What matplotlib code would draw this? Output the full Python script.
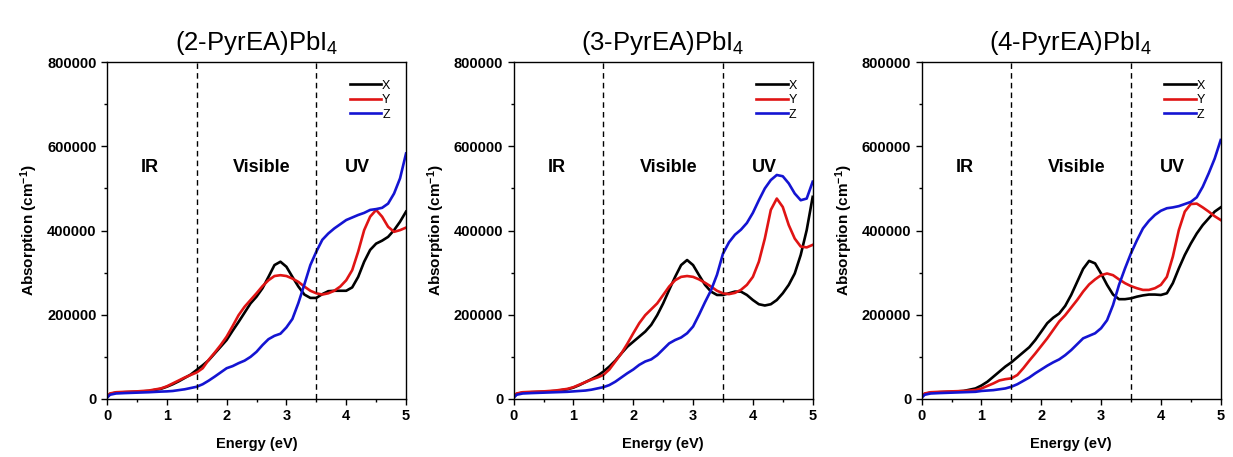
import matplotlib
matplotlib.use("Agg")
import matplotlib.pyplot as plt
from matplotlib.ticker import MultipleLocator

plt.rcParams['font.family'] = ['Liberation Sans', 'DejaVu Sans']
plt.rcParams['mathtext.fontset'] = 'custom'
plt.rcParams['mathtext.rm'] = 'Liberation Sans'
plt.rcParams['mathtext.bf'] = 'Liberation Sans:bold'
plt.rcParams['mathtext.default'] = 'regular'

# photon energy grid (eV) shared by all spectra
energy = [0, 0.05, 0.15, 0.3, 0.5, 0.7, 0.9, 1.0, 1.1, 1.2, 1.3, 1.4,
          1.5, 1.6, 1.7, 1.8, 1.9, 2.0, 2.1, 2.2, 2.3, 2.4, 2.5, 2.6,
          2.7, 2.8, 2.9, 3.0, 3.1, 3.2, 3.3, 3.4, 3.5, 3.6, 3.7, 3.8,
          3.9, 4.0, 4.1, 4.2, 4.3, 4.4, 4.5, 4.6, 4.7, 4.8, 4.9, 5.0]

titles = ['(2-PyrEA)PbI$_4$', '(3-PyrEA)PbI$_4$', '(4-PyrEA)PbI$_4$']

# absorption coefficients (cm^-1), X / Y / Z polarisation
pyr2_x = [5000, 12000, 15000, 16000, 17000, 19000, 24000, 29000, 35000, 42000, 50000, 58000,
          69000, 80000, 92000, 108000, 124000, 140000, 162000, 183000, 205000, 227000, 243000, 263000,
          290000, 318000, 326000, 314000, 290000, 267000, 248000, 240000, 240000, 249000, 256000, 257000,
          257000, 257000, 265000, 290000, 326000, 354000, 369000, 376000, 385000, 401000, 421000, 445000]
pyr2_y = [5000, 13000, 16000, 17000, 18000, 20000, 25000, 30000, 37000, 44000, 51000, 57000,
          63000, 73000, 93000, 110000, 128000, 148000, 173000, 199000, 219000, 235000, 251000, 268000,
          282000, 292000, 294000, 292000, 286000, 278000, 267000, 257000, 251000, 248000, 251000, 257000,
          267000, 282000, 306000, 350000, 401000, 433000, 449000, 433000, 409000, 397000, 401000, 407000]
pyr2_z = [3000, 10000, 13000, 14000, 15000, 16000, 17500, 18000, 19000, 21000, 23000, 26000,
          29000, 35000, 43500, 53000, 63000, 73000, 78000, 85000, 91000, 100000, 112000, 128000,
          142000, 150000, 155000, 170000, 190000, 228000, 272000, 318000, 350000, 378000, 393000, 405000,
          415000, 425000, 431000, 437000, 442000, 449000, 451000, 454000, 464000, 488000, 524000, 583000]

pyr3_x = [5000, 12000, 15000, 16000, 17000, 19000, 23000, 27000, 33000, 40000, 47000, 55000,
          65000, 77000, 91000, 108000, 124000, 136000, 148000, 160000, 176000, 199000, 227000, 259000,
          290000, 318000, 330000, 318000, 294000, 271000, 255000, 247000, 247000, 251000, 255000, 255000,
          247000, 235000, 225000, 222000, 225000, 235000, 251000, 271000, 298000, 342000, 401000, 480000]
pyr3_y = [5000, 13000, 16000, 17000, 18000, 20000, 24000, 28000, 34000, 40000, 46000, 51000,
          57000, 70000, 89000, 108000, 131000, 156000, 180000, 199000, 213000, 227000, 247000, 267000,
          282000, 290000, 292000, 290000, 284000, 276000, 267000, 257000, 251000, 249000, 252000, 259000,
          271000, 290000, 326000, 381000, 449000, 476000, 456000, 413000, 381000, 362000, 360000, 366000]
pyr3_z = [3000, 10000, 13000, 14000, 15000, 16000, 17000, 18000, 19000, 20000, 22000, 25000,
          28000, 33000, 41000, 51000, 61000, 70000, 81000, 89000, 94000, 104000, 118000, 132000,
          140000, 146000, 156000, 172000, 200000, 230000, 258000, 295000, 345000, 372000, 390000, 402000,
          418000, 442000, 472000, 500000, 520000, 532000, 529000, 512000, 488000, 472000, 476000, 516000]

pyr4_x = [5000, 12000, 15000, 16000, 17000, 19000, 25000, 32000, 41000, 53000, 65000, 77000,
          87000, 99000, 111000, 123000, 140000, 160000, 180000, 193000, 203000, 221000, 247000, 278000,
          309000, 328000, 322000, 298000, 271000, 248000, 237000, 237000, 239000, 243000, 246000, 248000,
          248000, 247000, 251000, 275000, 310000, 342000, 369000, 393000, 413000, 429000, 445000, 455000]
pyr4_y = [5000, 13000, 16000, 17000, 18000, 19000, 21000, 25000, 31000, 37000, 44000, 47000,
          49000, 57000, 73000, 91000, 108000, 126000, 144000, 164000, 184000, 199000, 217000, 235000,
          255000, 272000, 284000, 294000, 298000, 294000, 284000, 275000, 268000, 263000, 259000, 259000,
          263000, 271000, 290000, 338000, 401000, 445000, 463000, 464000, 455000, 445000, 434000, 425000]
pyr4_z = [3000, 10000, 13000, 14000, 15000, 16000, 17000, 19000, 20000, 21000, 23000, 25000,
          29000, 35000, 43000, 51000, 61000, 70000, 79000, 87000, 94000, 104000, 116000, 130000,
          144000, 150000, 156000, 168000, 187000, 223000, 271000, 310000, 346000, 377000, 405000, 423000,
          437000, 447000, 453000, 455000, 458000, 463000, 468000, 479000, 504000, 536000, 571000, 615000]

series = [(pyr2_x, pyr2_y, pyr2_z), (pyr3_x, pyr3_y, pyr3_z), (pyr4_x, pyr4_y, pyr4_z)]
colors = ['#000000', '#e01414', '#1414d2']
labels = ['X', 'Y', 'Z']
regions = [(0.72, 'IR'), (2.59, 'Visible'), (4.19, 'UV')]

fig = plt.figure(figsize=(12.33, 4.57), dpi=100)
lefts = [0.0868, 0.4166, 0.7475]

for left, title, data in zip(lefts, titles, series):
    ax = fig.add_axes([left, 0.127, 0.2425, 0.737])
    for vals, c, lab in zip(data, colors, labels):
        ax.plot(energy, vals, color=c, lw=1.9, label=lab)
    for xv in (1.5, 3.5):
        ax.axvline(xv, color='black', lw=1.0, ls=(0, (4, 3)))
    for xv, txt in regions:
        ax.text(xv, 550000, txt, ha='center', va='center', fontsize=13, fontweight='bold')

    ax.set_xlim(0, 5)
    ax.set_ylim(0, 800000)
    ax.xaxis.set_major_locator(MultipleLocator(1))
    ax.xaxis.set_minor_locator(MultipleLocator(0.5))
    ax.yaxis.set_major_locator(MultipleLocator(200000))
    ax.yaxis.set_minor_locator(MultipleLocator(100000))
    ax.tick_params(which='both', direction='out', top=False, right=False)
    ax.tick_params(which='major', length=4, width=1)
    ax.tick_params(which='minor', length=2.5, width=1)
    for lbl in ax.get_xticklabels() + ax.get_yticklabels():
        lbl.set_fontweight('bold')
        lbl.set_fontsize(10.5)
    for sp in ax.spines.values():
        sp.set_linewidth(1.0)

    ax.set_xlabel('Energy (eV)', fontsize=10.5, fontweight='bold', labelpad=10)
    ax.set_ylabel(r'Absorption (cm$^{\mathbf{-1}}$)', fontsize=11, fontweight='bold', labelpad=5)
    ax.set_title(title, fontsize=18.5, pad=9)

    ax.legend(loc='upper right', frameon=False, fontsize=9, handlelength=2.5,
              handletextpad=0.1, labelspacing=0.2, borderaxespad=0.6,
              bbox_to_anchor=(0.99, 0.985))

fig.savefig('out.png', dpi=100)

* _Request_: Write out again, exactly, the lines from the start of the listing up to the line containing "plt.rcParams['mathtext.default'] = 'regular'", with both ends and without pictures.

* _Output for this task_:
What matplotlib code would draw this? Output the full Python script.
import matplotlib
matplotlib.use("Agg")
import matplotlib.pyplot as plt
from matplotlib.ticker import MultipleLocator

plt.rcParams['font.family'] = ['Liberation Sans', 'DejaVu Sans']
plt.rcParams['mathtext.fontset'] = 'custom'
plt.rcParams['mathtext.rm'] = 'Liberation Sans'
plt.rcParams['mathtext.bf'] = 'Liberation Sans:bold'
plt.rcParams['mathtext.default'] = 'regular'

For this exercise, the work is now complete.